BANCOS – Os Estados Unidos devem US$ 31 bilhões aos bancos internacionais,uma cifra que é uma recorde absoluto. Como essa dívida foi constituída? Só pode haver uma explicação. As receitas oficiais não conseguiram através do tempo superar as despesas.
No Congresso houve acordo entre democratas e republicanos, o que garantiu a aprovação do projeto do presidente Joe Biden. Não fosse a aprovação para aumentar o limite das dívidas, teria ocorrido o primeiro calote oficial na história do país desde 1492. A força dos bancos está caracterizada cada dia mais forte e permanente.

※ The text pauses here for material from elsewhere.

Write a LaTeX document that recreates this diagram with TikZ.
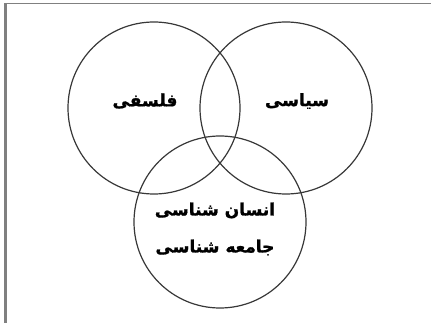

JUROS – Ampla reportagem de Daniele Madureira, na Folha de S.Paulo deste sábado, revela a atmosfera que está envolvendo grandes redes de varejo do país, pressionadas em seus resultados pela queda de consumo e juros altos que afetam o endividamento. No primeiro trimestre do ano, a alta de 0,2% do consumo das famílias, ficou mais relacionada aos serviços e bens essenciais e menos aos bens como aparelhos eletrônicos e móveis que dependem de financiamento bancário ou comercial.
O escândalo contábil das Lojas Americanas causou um vendaval contra o varejo , inclusive com a restrição de crédito por parte dos bancos. A reportagem é acompanhada de um quadro estatístico sobre a situação das vendas das redes com as dívidas que possuem. A tão sonhada volta ao normal da comercialização continua sendo adiada por mais um trimestre.
COMUNICAÇÃO – Na última semana, foram desfechadas críticas ao governo Lula por falta de comunicação que teria causado dificuldades no relacionamento entre o Executivo e o Legislativo. Não creio que a causa seja essa, mas que está havendo falta de comunicação, não há dúvidas.
Vem a questão dos aluguéis corrigidos pelo IGPM. No governo Bolsonaro houve anos em que o reajuste das locações, envolvendo sete milhões de unidades residenciais, subiu entre 12% a 15%. No governo Lula, agora em 2023, o acréscimo foi de apenas 1,9%. Resultado positivo e de interesse popular. Mas o governo não divulgou.